1. Can you guarantee the pool heat at a constant 88 degrees and if not can we get a discount for every degree under?

2. Can we have a machete/cutlass to keep under our bed?

3. Can you move the house 180 degrees?

4.Where is the nearest shop for kosher foods and what are the exact measurements of frozen food space in the villa to store the supplies?

5. What is the distance between the toilet seat and the nearest wall?

Top 5 funniest questions:

1. Is there any way to stop the church bells from ringing at 7am?

2. Could you please send a picture of the toaster?

3. Do you cater for UK swinger holidays?

4. Is it all right to jump naked into the pool?

5. What are the floors in each room made of and can we see some pictures of them?

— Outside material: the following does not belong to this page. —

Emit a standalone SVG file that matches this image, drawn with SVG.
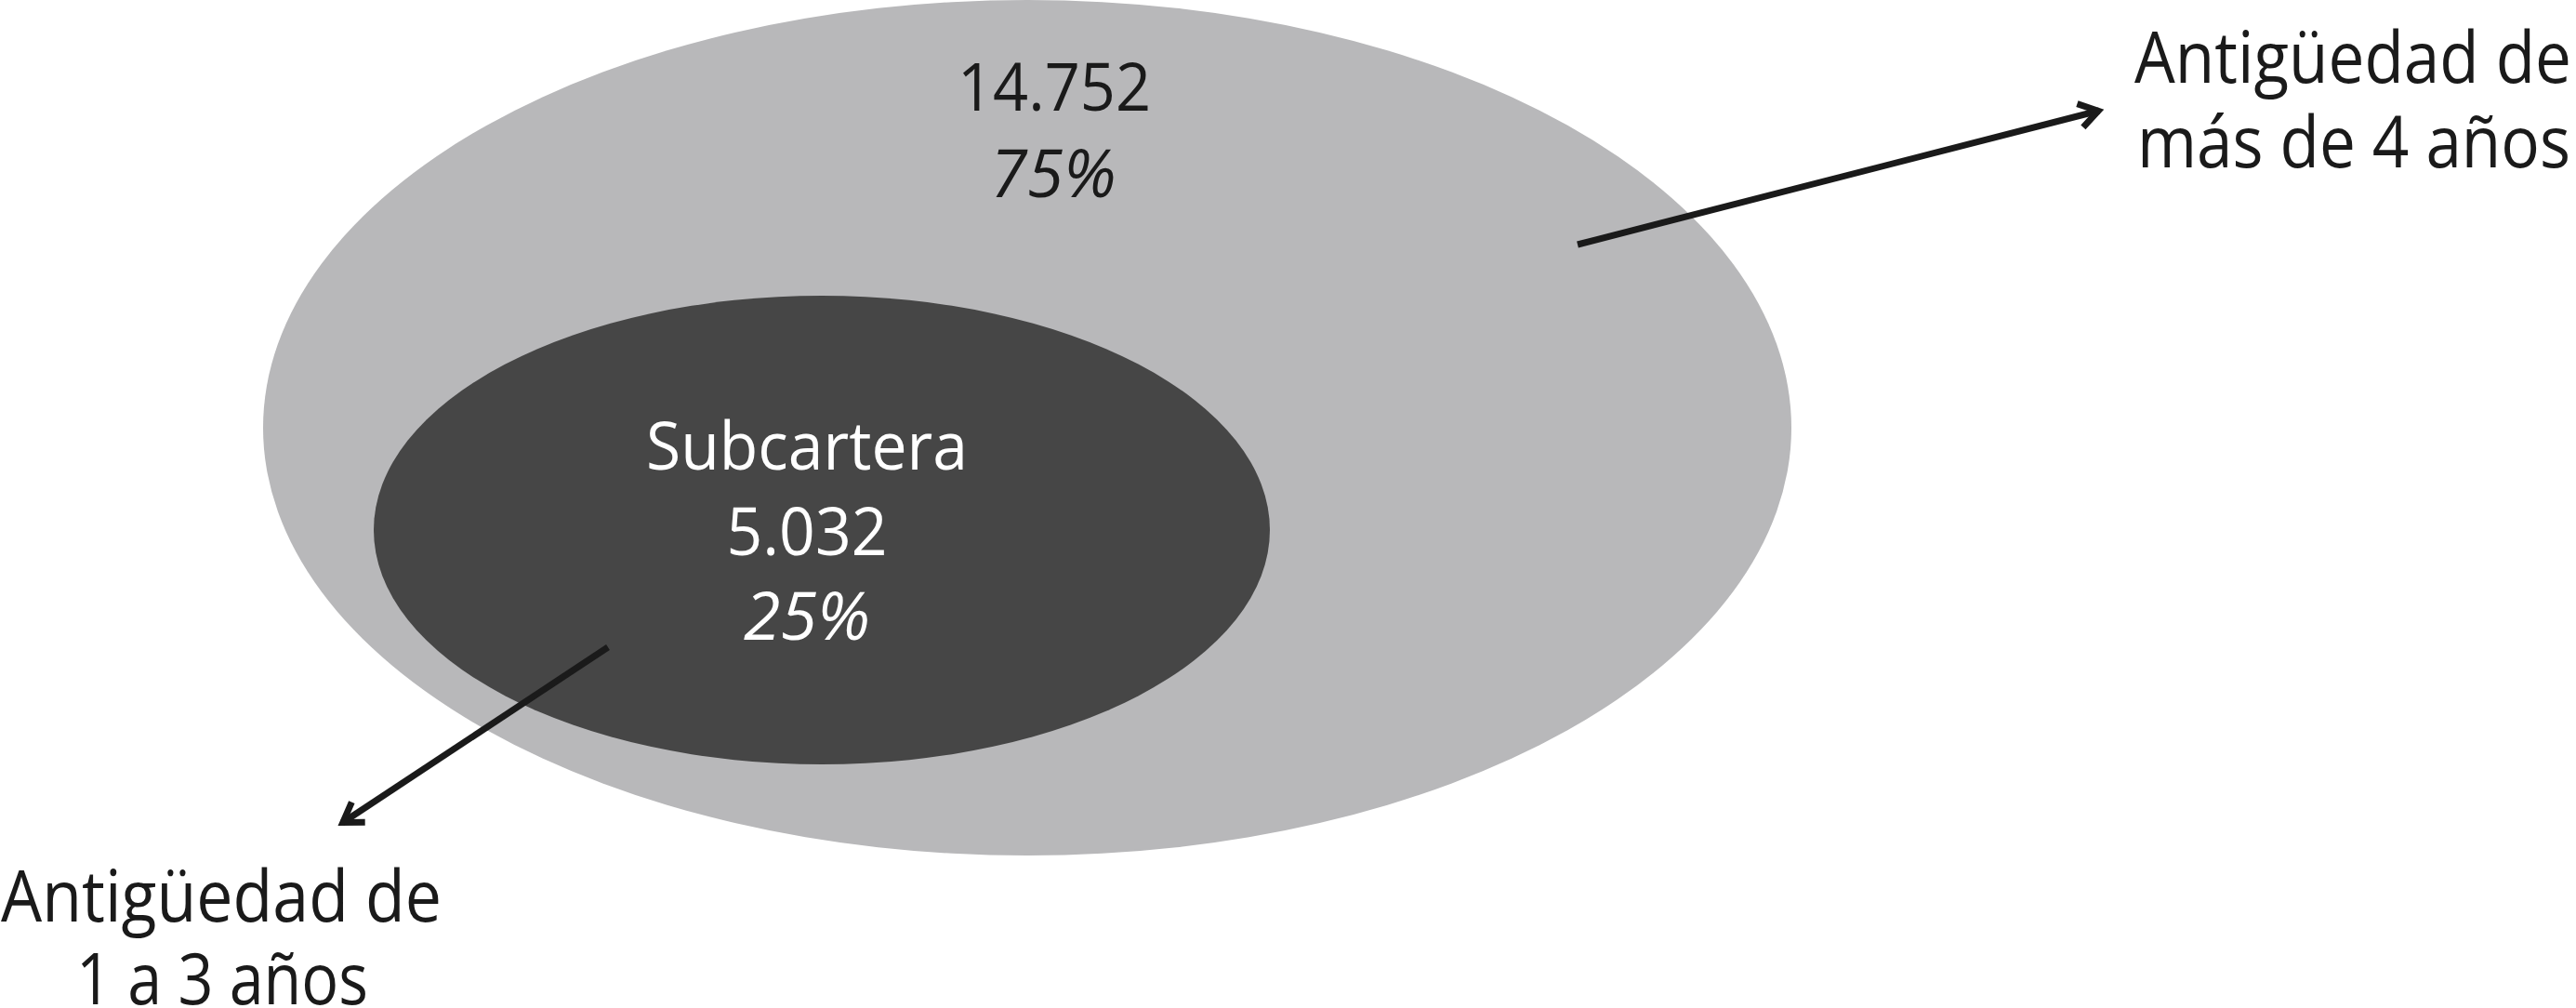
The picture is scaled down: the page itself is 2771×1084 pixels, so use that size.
<svg xmlns="http://www.w3.org/2000/svg" width="2771" height="1084" viewBox="0 0 2771 1084">
<style>
.t{font-family:"Open Sans","Noto Sans","Liberation Sans",sans-serif;font-size:71px;text-anchor:middle}
.lbl{font-family:"Open Sans","Noto Sans","Liberation Sans",sans-serif;font-size:76px;text-anchor:middle;fill:#1a1a1a}
.dk{fill:#1a1a1a}
.wh{fill:#ffffff}
.it{font-style:italic}
.conn{stroke:#1a1a1a;stroke-width:7;fill:none;marker-end:url(#ah)}
</style>
<defs>
<marker id="ah" markerUnits="userSpaceOnUse" markerWidth="60" markerHeight="60" viewBox="-30 -30 60 60" refX="0" refY="0" orient="auto">
<path d="M -21 -13 L -1 0 L -21 13" fill="none" stroke="#1a1a1a" stroke-width="7"/>
</marker>
</defs>
<rect width="2771" height="1084" fill="#ffffff"/>
<g id="outer">
<ellipse cx="1105" cy="460" rx="822" ry="460" fill="#b8b8ba"/>
<text class="t dk" x="1134" y="119" textLength="208" lengthAdjust="spacingAndGlyphs">14.752</text>
<text class="t dk it" x="1133" y="212" textLength="135" lengthAdjust="spacingAndGlyphs">75%</text>
</g>
<g id="inner">
<ellipse cx="884" cy="570" rx="482" ry="252" fill="#464646"/>
<text class="t wh" x="868" y="505" textLength="346" lengthAdjust="spacingAndGlyphs">Subcartera</text>
<text class="t wh" x="868" y="597" textLength="173" lengthAdjust="spacingAndGlyphs">5.032</text>
<text class="t wh it" x="868" y="688" textLength="136" lengthAdjust="spacingAndGlyphs">25%</text>
</g>
<g id="label-right">
<text class="lbl" x="2531" y="89" textLength="470" lengthAdjust="spacingAndGlyphs">Antigüedad de</text>
<text class="lbl" x="2532" y="180" textLength="466" lengthAdjust="spacingAndGlyphs">más de 4 años</text>
</g>
<g id="label-left">
<text class="lbl" x="238" y="991" textLength="474" lengthAdjust="spacingAndGlyphs">Antigüedad de</text>
<text class="lbl" x="239" y="1080" textLength="314" lengthAdjust="spacingAndGlyphs">1 a 3 años</text>
</g>
<g id="connectors">
<line class="conn" x1="1697" y1="263" x2="2258" y2="119"/>
<line class="conn" x1="654" y1="696" x2="368" y2="885"/>
</g>
</svg>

Top 3 funniest animal-related questions

1. Where can we keep our donkey at night?

2. How many mosquitoes do you have? (The owner replied “3, one called Fred, one called George and one called Mildred”. The amused holidaymaker subsequently booked!)

3. Am I likely to get eaten by an alligator? (for a property in Florida)

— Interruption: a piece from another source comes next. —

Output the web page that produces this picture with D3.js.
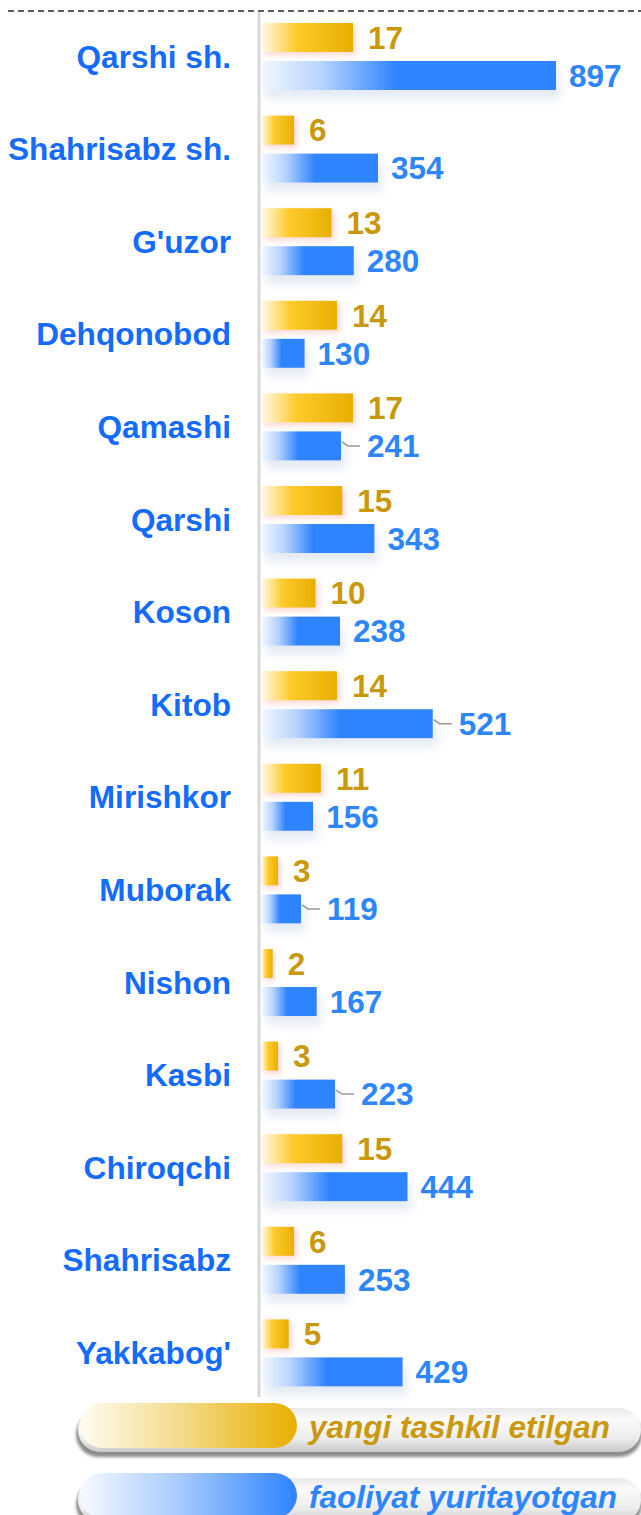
<!DOCTYPE html>
<html>
<head>
<meta charset="utf-8">
<script src="https://cdn.jsdelivr.net/npm/d3@7/dist/d3.min.js"></script>
<style>
  html, body { margin: 0; padding: 0; background: #ffffff; }
  svg { display: block; }
  text { font-family: "Liberation Sans", Arial, sans-serif; font-weight: bold; }
</style>
</head>
<body>
<svg id="chart" width="641" height="1515"></svg>
<script>
// Districts of the region, top to bottom
const categories = [
  "Qarshi sh.", "Shahrisabz sh.", "G'uzor", "Dehqonobod", "Qamashi",
  "Qarshi", "Koson", "Kitob", "Mirishkor", "Muborak",
  "Nishon", "Kasbi", "Chiroqchi", "Shahrisabz", "Yakkabog'"
];

// Newly established
const newValues = [17, 6, 13, 14, 17, 15, 10, 14, 11, 3, 2, 3, 15, 6, 5];

// Currently operating
const activeValues = [897, 354, 280, 130, 241, 343, 238, 521, 156, 119, 167, 223, 444, 253, 429];

// Series names shown in the legend
const seriesNames = ["yangi tashkil etilgan", "faoliyat yuritayotgan"];

// Rows whose value label sits further out, joined by a short leader line
const leaderRows = new Set(["Qamashi", "Kitob", "Muborak", "Kasbi"]);

const rows = categories.map((c, i) => ({ name: c, newV: newValues[i], activeV: activeValues[i] }));

const svg = d3.select("#chart");
const defs = svg.append("defs");

// Horizontal gradients for the two bar kinds
const gYellow = defs.append("linearGradient").attr("id", "gYellow")
  .attr("x1", 0).attr("x2", 1).attr("y1", 0).attr("y2", 0);
gYellow.append("stop").attr("offset", 0).attr("stop-color", "#fff9e6");
gYellow.append("stop").attr("offset", 0.38).attr("stop-color", "#fecb2c");
gYellow.append("stop").attr("offset", 1).attr("stop-color", "#e8af00");

const gBlue = defs.append("linearGradient").attr("id", "gBlue")
  .attr("x1", 0).attr("x2", 1).attr("y1", 0).attr("y2", 0);
gBlue.append("stop").attr("offset", 0).attr("stop-color", "#f2f7ff");
gBlue.append("stop").attr("offset", 0.2).attr("stop-color", "#b8d4ff");
gBlue.append("stop").attr("offset", 0.46).attr("stop-color", "#2e83ff");
gBlue.append("stop").attr("offset", 1).attr("stop-color", "#2e83ff");

// Legend swatch gradients
const lgYellow = defs.append("linearGradient").attr("id", "lgYellow")
  .attr("x1", 0).attr("x2", 1).attr("y1", 0).attr("y2", 0);
lgYellow.append("stop").attr("offset", 0).attr("stop-color", "#fffcf2");
lgYellow.append("stop").attr("offset", 0.45).attr("stop-color", "#f3dc8e");
lgYellow.append("stop").attr("offset", 1).attr("stop-color", "#e8af00");

const lgBlue = defs.append("linearGradient").attr("id", "lgBlue")
  .attr("x1", 0).attr("x2", 1).attr("y1", 0).attr("y2", 0);
lgBlue.append("stop").attr("offset", 0).attr("stop-color", "#f6faff");
lgBlue.append("stop").attr("offset", 0.45).attr("stop-color", "#a9cbff");
lgBlue.append("stop").attr("offset", 1).attr("stop-color", "#2e83ff");

const lgGrey = defs.append("linearGradient").attr("id", "lgGrey")
  .attr("x1", 0).attr("x2", 0).attr("y1", 0).attr("y2", 1);
lgGrey.append("stop").attr("offset", 0).attr("stop-color", "#e8e8e8");
lgGrey.append("stop").attr("offset", 0.25).attr("stop-color", "#fbfbfb");
lgGrey.append("stop").attr("offset", 0.7).attr("stop-color", "#ececec");
lgGrey.append("stop").attr("offset", 1).attr("stop-color", "#c8c8c8");

// Soft shadows under the bars
const fYellow = defs.append("filter").attr("id", "fYellow")
  .attr("x", "-20%").attr("y", "-40%").attr("width", "150%").attr("height", "200%");
fYellow.append("feDropShadow").attr("dx", 3).attr("dy", 3).attr("stdDeviation", 3)
  .attr("flood-color", "#f09a88").attr("flood-opacity", 0.4);

const fBlue = defs.append("filter").attr("id", "fBlue")
  .attr("x", "-20%").attr("y", "-40%").attr("width", "150%").attr("height", "220%");
fBlue.append("feDropShadow").attr("dx", 4).attr("dy", 9).attr("stdDeviation", 5)
  .attr("flood-color", "#b4c6e2").attr("flood-opacity", 0.35);

const fPill = defs.append("filter").attr("id", "fPill")
  .attr("x", "-10%").attr("y", "-30%").attr("width", "120%").attr("height", "170%");
fPill.append("feGaussianBlur").attr("stdDeviation", 1.4);

// Scales
const x0 = 262;
const y = d3.scaleBand().domain(categories).range([18, 18 + categories.length * 92.6]);
const inner = d3.scaleBand().domain(["new", "active"]).range([5, 72]).paddingInner(0.237);
const xNew = d3.scaleLinear().domain([0, d3.max(newValues)]).range([0, 91]);
const xActive = d3.scaleLinear().domain([0, d3.max(activeValues)]).range([0, 294]);

// Dashed rule along the top
svg.append("line")
  .attr("x1", 8).attr("x2", 641).attr("y1", 11).attr("y2", 11)
  .attr("stroke", "#2a2a2a").attr("stroke-width", 1.5)
  .attr("stroke-dasharray", "6 4");

// Vertical baseline
svg.append("line")
  .attr("x1", 259).attr("x2", 259).attr("y1", 12).attr("y2", 1397)
  .attr("stroke", "#d9d9d9").attr("stroke-width", 3);

const row = svg.selectAll("g.row").data(rows).join("g")
  .attr("class", "row")
  .attr("transform", d => `translate(0,${y(d.name)})`);

// Category labels
row.append("text")
  .attr("x", 231)
  .attr("y", (inner("new") + inner("active") + inner.bandwidth()) / 2)
  .attr("dy", "0.35em")
  .attr("text-anchor", "end")
  .attr("font-size", 31.6)
  .attr("fill", "#146cff")
  .text(d => d.name);

// Newly established bars
row.append("rect")
  .attr("x", x0)
  .attr("y", inner("new"))
  .attr("width", d => xNew(d.newV))
  .attr("height", inner.bandwidth())
  .attr("fill", "url(#gYellow)")
  .attr("filter", "url(#fYellow)");

row.append("text")
  .attr("x", d => x0 + xNew(d.newV) + 15)
  .attr("y", inner("new") + inner.bandwidth() / 2)
  .attr("dy", "0.36em")
  .attr("font-size", 31.5)
  .attr("fill", "#c9980b")
  .text(d => d.newV);

// Operating bars
row.append("rect")
  .attr("x", x0)
  .attr("y", inner("active"))
  .attr("width", d => xActive(d.activeV))
  .attr("height", inner.bandwidth())
  .attr("fill", "url(#gBlue)")
  .attr("filter", "url(#fBlue)");

// Leader lines for the labels set further out
row.filter(d => leaderRows.has(d.name)).append("path")
  .attr("d", d => {
    const ex = x0 + xActive(d.activeV);
    const cy = inner("active") + inner.bandwidth() / 2;
    return `M${ex + 1},${cy - 4} L${ex + 7},${cy} L${ex + 19},${cy}`;
  })
  .attr("fill", "none")
  .attr("stroke", "#9a9a9a")
  .attr("stroke-width", 1.5);

row.append("text")
  .attr("x", d => x0 + xActive(d.activeV) + (leaderRows.has(d.name) ? 26 : 13))
  .attr("y", inner("active") + inner.bandwidth() / 2)
  .attr("dy", "0.36em")
  .attr("font-size", 31.5)
  .attr("fill", "#2e86ff")
  .text(d => d.activeV);

// Legend
const legendItems = [
  { name: seriesNames[0], top: 1403, fill: "url(#lgYellow)", color: "#c9980b" },
  { name: seriesNames[1], top: 1473, fill: "url(#lgBlue)", color: "#2e86ff" }
];

const leg = svg.selectAll("g.legend").data(legendItems).join("g")
  .attr("class", "legend")
  .attr("transform", d => `translate(0,${d.top})`);

leg.append("rect")
  .attr("x", 76).attr("y", 9).attr("width", 566).attr("height", 45)
  .attr("rx", 22.5)
  .attr("fill", "#8c8c8c")
  .attr("filter", "url(#fPill)");

leg.append("rect")
  .attr("x", 78).attr("y", 5).attr("width", 563).attr("height", 44)
  .attr("rx", 22)
  .attr("fill", "url(#lgGrey)");

leg.append("rect")
  .attr("x", 80).attr("y", 0).attr("width", 217).attr("height", 45)
  .attr("rx", 22.5)
  .attr("fill", d => d.fill);

leg.append("text")
  .attr("x", 309).attr("y", 35)
  .attr("font-size", 31.5)
  .attr("font-style", "italic")
  .attr("fill", d => d.color)
  .text(d => d.name);
</script>
</body>
</html>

Thursday, 8 September 2011

The Failed Prude

As my body is propelled forward, both skis are ripped off and ill-fitting bikini bottoms solely worn for very occasional beach holidays determinedly attempt to heighten my already growing shame. Ever since I can remember I've been a bit of a prude but for some unfortunate reason my clothes seem to have their own rather contrary opinions about flesh coverage.

Recently attempting and failing to water ski in St Lucia, I was actually relieved in many ways I never managed to properly stand-up. After a strange “10 minute lesson” spent squatting and leaning forward on a wooden jetty, my first attempt was unsurprisingly not so successful. Ever-determined I tried five more times to stand-up, occasionally managing to briefly be dragged along partially stood. On these few occasions, rather than fear of speed or failure, I was more concerned I might expose myself as the action of the boat suddenly moving forward and me being dragged out of the water seemed to be some kind of signal to my bikini bottoms, telling them it was time to meet their watery grave.

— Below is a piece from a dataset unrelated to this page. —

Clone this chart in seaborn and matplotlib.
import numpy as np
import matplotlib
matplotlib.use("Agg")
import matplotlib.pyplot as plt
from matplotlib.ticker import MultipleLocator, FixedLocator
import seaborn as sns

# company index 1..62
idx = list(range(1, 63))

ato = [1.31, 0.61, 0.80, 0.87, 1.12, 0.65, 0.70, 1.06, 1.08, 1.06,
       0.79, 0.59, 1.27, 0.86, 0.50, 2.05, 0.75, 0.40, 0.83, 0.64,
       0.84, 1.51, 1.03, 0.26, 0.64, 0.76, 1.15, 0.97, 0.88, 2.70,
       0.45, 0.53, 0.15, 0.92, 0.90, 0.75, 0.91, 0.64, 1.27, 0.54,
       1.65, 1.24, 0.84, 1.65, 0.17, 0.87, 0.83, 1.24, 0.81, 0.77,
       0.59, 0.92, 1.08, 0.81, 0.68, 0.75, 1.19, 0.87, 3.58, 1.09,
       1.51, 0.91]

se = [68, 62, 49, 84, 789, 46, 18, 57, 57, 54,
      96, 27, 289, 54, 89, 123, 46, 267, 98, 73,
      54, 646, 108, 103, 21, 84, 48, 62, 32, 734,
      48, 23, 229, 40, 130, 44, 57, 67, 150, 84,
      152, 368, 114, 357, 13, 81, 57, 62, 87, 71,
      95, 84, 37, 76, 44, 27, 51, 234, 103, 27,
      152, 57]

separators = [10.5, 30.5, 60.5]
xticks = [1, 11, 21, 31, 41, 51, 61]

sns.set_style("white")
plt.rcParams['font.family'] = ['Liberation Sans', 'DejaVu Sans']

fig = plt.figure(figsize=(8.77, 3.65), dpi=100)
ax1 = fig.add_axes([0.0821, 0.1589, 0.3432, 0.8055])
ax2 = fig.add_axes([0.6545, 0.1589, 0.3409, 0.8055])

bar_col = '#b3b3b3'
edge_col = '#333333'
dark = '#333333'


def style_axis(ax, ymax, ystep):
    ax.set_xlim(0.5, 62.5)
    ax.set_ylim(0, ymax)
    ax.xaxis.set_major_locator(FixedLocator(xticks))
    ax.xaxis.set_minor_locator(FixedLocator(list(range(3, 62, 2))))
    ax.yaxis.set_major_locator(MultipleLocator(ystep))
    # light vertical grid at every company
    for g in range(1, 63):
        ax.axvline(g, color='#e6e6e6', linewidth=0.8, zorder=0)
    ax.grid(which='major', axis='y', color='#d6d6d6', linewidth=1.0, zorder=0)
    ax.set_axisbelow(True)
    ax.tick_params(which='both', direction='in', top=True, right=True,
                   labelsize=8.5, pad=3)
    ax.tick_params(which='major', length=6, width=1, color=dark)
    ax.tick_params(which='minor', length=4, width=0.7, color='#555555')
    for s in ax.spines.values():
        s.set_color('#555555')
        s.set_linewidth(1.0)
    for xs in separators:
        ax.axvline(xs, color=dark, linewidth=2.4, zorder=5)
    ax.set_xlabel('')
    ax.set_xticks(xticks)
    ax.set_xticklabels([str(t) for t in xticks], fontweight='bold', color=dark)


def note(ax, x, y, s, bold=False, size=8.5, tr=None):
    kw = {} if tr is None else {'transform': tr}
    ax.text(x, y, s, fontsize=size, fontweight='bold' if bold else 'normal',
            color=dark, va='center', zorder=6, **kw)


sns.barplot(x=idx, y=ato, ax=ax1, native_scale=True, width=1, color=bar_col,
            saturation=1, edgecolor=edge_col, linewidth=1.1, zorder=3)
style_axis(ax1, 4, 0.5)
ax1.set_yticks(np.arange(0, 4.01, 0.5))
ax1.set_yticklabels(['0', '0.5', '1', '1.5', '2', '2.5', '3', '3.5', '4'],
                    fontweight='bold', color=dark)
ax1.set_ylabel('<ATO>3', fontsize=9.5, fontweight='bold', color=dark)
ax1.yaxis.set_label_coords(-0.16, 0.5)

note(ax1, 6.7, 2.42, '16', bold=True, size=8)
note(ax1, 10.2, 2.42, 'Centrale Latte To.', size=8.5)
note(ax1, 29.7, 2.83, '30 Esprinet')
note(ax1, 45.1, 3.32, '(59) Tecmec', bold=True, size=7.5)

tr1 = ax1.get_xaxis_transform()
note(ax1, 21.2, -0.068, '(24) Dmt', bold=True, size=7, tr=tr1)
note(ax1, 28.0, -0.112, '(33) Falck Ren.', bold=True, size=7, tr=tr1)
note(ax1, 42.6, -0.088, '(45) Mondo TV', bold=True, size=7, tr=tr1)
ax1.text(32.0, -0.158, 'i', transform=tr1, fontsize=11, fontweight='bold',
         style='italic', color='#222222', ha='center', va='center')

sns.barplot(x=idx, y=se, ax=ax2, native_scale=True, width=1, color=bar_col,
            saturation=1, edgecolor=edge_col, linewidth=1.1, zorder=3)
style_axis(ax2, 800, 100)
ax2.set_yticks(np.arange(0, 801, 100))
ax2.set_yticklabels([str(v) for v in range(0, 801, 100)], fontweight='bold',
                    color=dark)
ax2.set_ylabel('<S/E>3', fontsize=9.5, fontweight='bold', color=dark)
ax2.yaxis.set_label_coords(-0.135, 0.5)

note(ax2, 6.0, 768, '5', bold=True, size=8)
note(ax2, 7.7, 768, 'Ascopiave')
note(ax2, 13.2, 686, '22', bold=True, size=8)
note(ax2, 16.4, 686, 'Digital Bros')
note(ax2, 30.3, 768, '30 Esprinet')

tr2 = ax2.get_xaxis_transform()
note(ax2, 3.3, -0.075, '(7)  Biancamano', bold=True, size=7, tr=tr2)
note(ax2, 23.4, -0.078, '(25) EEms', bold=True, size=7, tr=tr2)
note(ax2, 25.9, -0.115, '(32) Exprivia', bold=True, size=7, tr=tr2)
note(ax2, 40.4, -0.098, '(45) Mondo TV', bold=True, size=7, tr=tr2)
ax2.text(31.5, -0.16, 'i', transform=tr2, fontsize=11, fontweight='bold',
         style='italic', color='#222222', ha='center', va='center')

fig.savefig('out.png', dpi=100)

As a child I apparently ran around the garden naked in yellow wellingtons. As an over-weight teenager I dreaded changing-room showers at school and as the years have passed little seems to have changed; In Virgin Active's poser's playground, I'm the one either waiting for one of the few changing cubicles, seeking solace in the extremely under-used more private family section or carefully manoeuvring clothes under the cover of a strategic towel. Any beach holidays I have been on, I've always been reluctant to put on a bikini and have never walked around in one, grabbing for a t-shirt or wrap instead. Of course this all boils down to a lifetime of being overly conscious about my body.

Despite my obvious hang-ups, I seem to be pretty bad at assessing the most appropriate attire to modestly undertake some of the more adventurous activities out there. The most memorable part of my New Zealand bungee jump was my water “touch” landing. On the morning of the bungee I purposely planned my outfit to avoid exposing flesh but failed miserably in my selection. Having tried my upper arm strength on the pole in the past, I'm well aware of how annoying loose-fitting clothes can be when you're upside down. Thinking I'd found the perfect bungee ensemble, I was pretty gutted when I was dunked below my knees into Taupo's river to bounce back up exposing a full tummy and soaked high-risen bra. The guys reeling me in with a pole couldn't resist commenting on the British tendency to “get our tits out”.

Although I was pretty devastated, The exhilaration of the bungee managed to over-ride my shame, until I examined the still souvenir shots on sale for all to see. Needless to say, I didn't purchase any photographic evidence of this wardrobe malfunction and I'm grateful to say no-one managed to capture last week's bikini bottom near disappearance.